### What to work on
Reply with one number only: the count of lines below that contain the word "matplotlib".

### Data section
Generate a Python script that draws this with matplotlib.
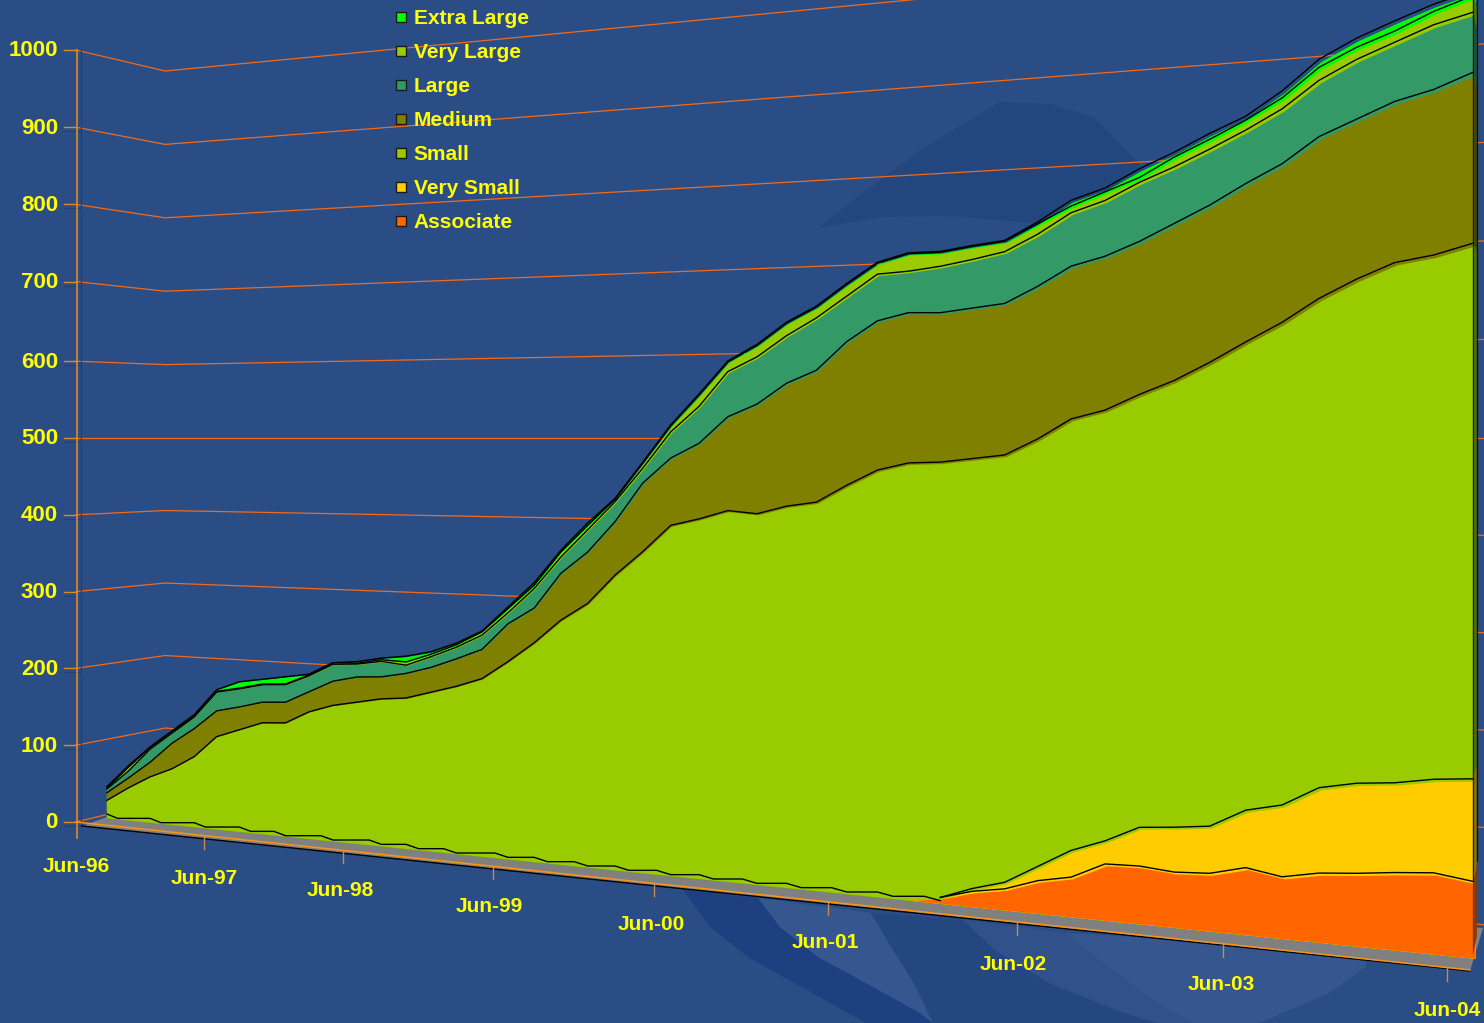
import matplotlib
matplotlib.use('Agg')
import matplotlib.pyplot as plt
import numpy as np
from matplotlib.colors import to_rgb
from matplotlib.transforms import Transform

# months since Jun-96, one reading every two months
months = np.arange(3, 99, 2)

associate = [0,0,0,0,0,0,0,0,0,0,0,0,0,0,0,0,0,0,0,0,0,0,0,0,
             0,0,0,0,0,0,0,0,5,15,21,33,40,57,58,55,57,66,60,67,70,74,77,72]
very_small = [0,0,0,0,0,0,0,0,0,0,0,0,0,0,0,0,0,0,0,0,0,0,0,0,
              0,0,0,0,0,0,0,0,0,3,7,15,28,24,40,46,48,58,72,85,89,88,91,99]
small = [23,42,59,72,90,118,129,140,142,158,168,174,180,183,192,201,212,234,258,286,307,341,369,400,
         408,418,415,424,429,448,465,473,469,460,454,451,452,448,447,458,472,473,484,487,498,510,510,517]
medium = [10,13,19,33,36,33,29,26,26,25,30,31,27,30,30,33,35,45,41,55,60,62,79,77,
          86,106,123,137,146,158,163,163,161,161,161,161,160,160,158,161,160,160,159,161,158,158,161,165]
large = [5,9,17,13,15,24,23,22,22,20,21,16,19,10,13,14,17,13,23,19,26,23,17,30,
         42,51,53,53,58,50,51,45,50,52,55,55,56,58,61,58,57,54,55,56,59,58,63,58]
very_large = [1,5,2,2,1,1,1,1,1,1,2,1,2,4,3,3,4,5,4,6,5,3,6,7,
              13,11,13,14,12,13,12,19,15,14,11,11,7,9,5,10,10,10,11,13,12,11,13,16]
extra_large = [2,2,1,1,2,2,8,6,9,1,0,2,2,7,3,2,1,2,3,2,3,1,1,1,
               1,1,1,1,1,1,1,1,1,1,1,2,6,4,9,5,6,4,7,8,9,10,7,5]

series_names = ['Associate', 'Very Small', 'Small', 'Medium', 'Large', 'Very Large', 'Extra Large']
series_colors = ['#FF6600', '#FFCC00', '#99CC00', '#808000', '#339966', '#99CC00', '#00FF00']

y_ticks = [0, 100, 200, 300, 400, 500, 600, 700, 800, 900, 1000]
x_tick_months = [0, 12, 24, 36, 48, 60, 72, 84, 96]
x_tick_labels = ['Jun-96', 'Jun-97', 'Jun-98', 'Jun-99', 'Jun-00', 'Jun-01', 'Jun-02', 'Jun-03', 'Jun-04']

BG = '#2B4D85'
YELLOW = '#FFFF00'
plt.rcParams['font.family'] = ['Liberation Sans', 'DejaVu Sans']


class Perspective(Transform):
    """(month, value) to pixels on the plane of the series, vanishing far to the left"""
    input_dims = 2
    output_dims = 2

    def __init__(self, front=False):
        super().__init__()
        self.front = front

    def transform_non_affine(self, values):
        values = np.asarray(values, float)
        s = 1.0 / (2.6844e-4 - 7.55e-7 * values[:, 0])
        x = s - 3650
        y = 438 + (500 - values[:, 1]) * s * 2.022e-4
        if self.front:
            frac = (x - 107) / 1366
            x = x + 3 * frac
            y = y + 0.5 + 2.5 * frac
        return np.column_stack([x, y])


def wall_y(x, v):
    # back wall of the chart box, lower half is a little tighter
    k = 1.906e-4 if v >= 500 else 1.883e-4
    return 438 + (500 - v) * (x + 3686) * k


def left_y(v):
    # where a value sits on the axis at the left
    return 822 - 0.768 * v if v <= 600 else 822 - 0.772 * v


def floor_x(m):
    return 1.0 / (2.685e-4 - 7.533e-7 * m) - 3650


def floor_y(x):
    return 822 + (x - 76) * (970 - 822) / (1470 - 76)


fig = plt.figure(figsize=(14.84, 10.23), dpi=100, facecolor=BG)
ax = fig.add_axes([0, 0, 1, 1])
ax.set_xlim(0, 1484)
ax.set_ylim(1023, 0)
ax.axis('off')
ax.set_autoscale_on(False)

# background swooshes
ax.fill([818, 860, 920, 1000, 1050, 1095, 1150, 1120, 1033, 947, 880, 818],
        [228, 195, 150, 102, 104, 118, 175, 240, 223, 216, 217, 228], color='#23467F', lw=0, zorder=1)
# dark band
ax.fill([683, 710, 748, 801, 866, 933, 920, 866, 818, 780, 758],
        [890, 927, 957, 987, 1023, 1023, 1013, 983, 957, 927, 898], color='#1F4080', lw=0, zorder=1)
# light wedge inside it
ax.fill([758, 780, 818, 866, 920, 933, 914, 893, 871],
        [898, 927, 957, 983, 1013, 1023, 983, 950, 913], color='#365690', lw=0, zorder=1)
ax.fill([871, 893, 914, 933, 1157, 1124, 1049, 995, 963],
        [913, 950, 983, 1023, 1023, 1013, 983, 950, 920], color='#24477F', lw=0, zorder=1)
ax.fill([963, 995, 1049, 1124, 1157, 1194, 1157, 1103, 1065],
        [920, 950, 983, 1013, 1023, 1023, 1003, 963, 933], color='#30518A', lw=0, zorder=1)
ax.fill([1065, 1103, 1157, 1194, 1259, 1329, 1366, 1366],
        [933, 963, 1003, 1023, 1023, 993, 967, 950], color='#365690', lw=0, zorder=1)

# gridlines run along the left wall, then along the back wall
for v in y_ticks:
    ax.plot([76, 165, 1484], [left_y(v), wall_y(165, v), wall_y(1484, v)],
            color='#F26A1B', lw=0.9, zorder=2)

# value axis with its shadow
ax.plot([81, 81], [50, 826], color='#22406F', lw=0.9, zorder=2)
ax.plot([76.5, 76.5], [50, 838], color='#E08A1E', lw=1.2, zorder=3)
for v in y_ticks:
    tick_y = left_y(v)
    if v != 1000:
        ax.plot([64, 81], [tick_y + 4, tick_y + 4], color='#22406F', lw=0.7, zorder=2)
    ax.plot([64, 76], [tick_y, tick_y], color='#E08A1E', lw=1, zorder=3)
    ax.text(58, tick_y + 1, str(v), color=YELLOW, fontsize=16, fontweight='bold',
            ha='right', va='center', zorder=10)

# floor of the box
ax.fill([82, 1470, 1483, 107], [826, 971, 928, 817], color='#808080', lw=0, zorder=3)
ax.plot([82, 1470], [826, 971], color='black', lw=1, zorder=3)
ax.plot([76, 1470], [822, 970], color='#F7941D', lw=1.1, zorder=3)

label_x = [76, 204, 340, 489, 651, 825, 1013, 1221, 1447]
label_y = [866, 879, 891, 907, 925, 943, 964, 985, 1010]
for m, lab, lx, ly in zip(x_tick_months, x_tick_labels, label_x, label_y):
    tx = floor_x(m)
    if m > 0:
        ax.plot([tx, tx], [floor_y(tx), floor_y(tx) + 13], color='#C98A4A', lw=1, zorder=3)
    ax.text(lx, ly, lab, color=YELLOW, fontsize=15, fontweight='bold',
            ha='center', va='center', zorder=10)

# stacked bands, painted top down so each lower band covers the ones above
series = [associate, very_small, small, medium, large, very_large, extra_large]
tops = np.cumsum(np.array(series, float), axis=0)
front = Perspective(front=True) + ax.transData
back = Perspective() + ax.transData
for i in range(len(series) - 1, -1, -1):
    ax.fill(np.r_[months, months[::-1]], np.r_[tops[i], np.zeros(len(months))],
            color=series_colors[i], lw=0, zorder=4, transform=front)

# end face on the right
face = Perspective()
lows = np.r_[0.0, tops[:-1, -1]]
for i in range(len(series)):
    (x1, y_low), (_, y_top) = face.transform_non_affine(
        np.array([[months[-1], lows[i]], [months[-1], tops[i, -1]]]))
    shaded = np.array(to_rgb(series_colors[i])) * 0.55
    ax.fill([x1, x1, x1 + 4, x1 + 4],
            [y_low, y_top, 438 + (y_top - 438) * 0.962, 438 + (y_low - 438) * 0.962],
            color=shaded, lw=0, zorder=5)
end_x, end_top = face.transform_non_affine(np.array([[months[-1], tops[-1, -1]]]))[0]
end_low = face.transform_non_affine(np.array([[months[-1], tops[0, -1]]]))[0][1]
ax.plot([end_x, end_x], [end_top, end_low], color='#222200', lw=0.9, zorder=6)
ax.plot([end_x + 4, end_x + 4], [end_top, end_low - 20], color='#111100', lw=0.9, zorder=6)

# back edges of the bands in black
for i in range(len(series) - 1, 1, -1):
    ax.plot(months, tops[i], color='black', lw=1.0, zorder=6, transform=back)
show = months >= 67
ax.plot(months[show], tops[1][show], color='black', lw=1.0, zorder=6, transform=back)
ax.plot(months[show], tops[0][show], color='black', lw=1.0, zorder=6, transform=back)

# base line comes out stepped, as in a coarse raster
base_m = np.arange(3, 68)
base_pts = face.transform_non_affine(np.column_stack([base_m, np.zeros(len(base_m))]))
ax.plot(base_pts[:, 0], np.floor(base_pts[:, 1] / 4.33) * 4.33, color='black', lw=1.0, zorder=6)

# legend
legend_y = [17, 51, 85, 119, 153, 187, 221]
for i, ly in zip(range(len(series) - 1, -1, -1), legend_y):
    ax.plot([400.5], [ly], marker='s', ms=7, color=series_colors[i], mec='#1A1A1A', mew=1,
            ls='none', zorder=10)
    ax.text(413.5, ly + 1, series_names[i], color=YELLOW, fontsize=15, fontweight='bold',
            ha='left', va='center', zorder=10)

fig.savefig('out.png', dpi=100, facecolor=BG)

### Exercise result
6